A possibilidade apresentada pelo ministro Fernando Haddad de que o Brasil pode reagir suspendendo direitos de propriedade intelectual — como royalties audiovisuais, patentes de medicamentos e de sementes agrícolas — e a tributando das remessas de dividendos por multinacionais americanas instaladas no Brasil, ressoa o sentimento de autoproteção apresentado também pelo STF. As instituições brasileiras parecem estar sob constante ataque, e parecem sempre tentar expandir seus poderes sob justificativa de legítima defesa.

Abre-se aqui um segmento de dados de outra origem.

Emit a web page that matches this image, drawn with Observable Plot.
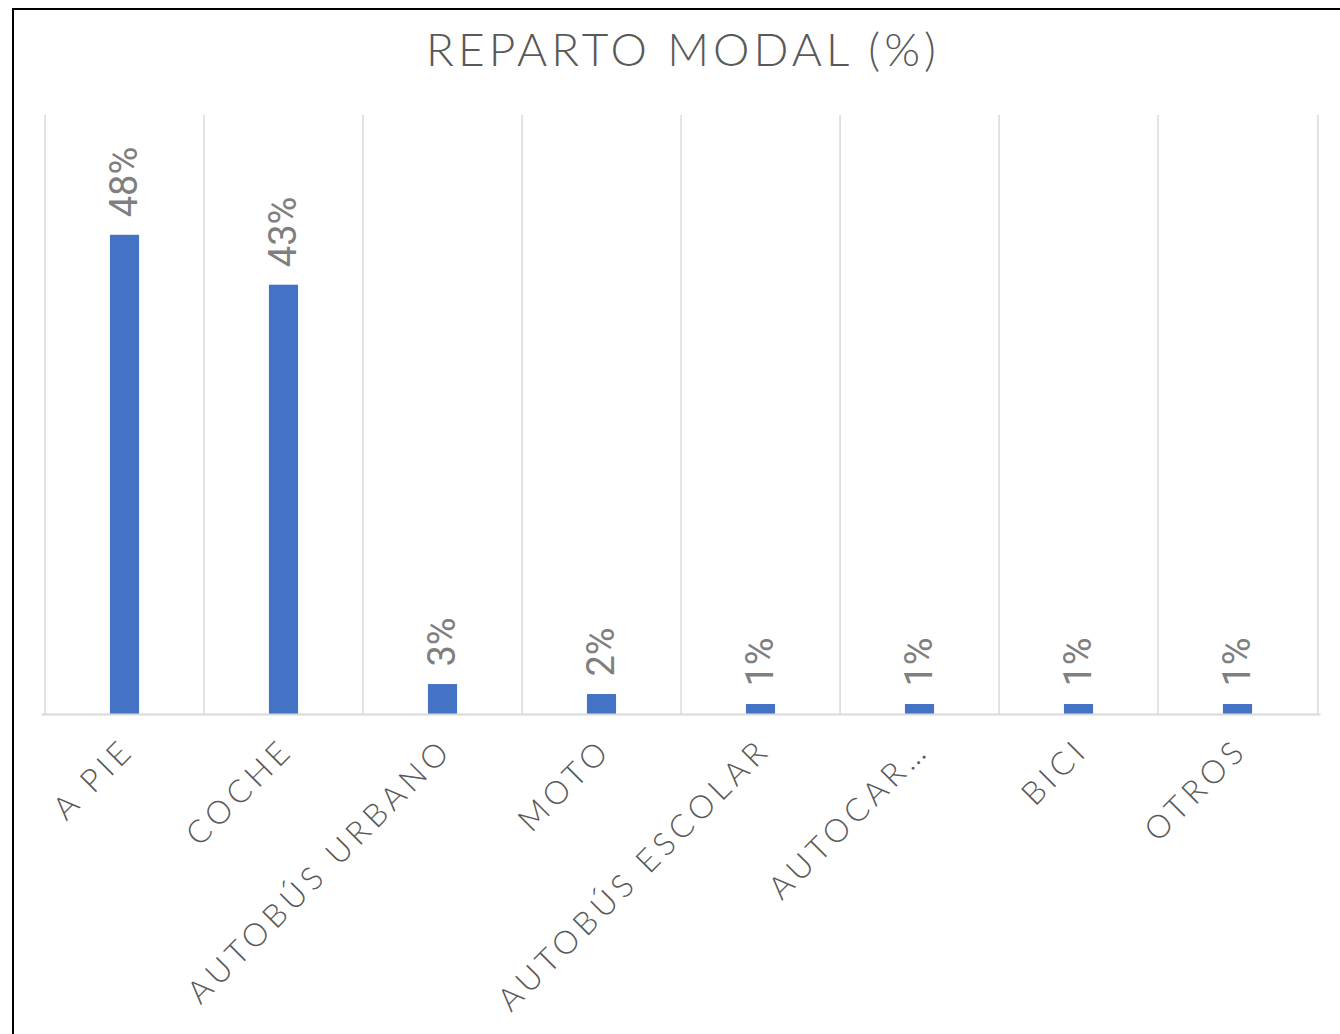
<!DOCTYPE html>
<html>
<head>
<meta charset="utf-8">
<script src="https://cdn.jsdelivr.net/npm/d3@7"></script>
<script src="https://cdn.jsdelivr.net/npm/@observablehq/plot@0.6"></script>
<style>
  html, body { margin: 0; padding: 0; background: #fff; }
  #wrap { position: relative; width: 1340px; height: 1034px; overflow: hidden; }
  #frame { position: absolute; left: 12px; top: 8px; width: 1400px; height: 1100px;
           border-top: 2px solid #000; border-left: 2px solid #000; pointer-events: none; }
  #title { position: absolute; left: 0; width: 1366px; top: 21px; text-align: center;
           font-family: Lato, "Open Sans", sans-serif; font-weight: 300; font-size: 46px;
           letter-spacing: 4px; color: #595959; line-height: 1.2; }
  #chart { position: absolute; left: 0; top: 95px; }
</style>
</head>
<body>
<div id="wrap">
  <div id="title">REPARTO MODAL (%)</div>
  <div id="chart"></div>
  <div id="frame"></div>
</div>
<script>
const categories = ["A PIE", "COCHE", "AUTOBÚS URBANO", "MOTO", "AUTOBÚS ESCOLAR", "AUTOCAR…", "BICI", "OTROS"];
const values = [48, 43, 3, 2, 1, 1, 1, 1];
const valueLabels = ["48%", "43%", "3%", "2%", "1%", "1%", "1%", "1%"];

const data = categories.map((c, i) => ({ category: c, value: values[i], label: valueLabels[i] }));

const W = 1340, H = 939, mL = 41.5, mR = 19.5, mT = 20, mB = 320;
const bw = (W - mL - mR) / categories.length;
const barW = 30;

const chart = Plot.plot({
  width: W,
  height: H,
  marginLeft: mL,
  marginRight: mR,
  marginTop: mT,
  marginBottom: mB,
  style: { background: "transparent", overflow: "visible" },
  x: { domain: categories, padding: 0, label: null },
  y: { domain: [0, 60], axis: null },
  marks: [
    Plot.ruleX(categories, { x: d => d, dx: -bw / 2, y1: 0, y2: 60, stroke: "#d9d9d9", strokeWidth: 1.5 }),
    Plot.ruleX(categories.slice(-1), { x: d => d, dx: bw / 2, y1: 0, y2: 60, stroke: "#d9d9d9", strokeWidth: 1.5 }),
    Plot.barY(data, { x: "category", y: "value", fill: "#4472c4",
      insetLeft: (bw - barW) / 2, insetRight: (bw - barW) / 2 }),
    Plot.ruleY([0], { stroke: "#d9d9d9", strokeWidth: 2 }),
    Plot.text(data, { x: "category", y: "value", text: "label", rotate: -90, textAnchor: "start",
      dy: -18, fill: "#7f7f7f", fontSize: 38, fontFamily: "Roboto, sans-serif" }),
    Plot.axisX({ tickRotate: -45, tickSize: 0, tickPadding: 30, dx: 4, label: null,
      fontSize: 32, fontFamily: "Lato, sans-serif", fontWeight: 300, fill: "#595959",
      textStroke: "none" })
  ]
});
chart.querySelectorAll("g[aria-label='x-axis tick label'] text").forEach(t => t.style.letterSpacing = "5px");
document.getElementById("chart").appendChild(chart);
</script>
</body>
</html>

Essa mudança no brazilian way, da proatividade em busca do diálogo para uma intervenção reativa, não é invenção de Lula. Em nome de uma ideologia anti-esquerda, o ex-presidente Bolsonaro comprou briga com aliados internacionais históricos e parceiros comerciais de 2019 a 2023. Trata-se do ímpeto de isolacionismo global que todo o planeta atravessa. Porém, o Brasil tem potencial para liderar um contraponto a este momento, se colocando como protagonista na conciliação das crises que levam ao rompimento das cadeias internacionais de produção e, logo, às perdas econômicas.
Para isso, entretanto, seria necessário um líder sem o afã ideológico de Bolsonaro e que não dependa da narrativa do “nós contra eles” para permanecer no poder como Lula. Os excessos do Judiciário e do Executivo são polarizantes, e, portanto, a principal ameaça ao surgimento de um nome que arregimente o centro oscilante entre direita e esquerda no país.
Afinal, os ventos que beneficiam Lula da Silva neste momento (a contraposição às Tarifas de Trump, a possível condenação de Bolsonaro), podem beneficiar, adiante, um candidato de centro-direita, como Ronaldo Caiado (possivelmente, o mais preparado dos pré-candidatos das direitas), governador de Goiás; Ratinho Júnior, governador do Paraná; Romeu Zema, governador de Minas Gerais. Esta é mais uma das lições deixadas pela Lava Jato, quando a esquerda saiu das investigações para retornar ao poder.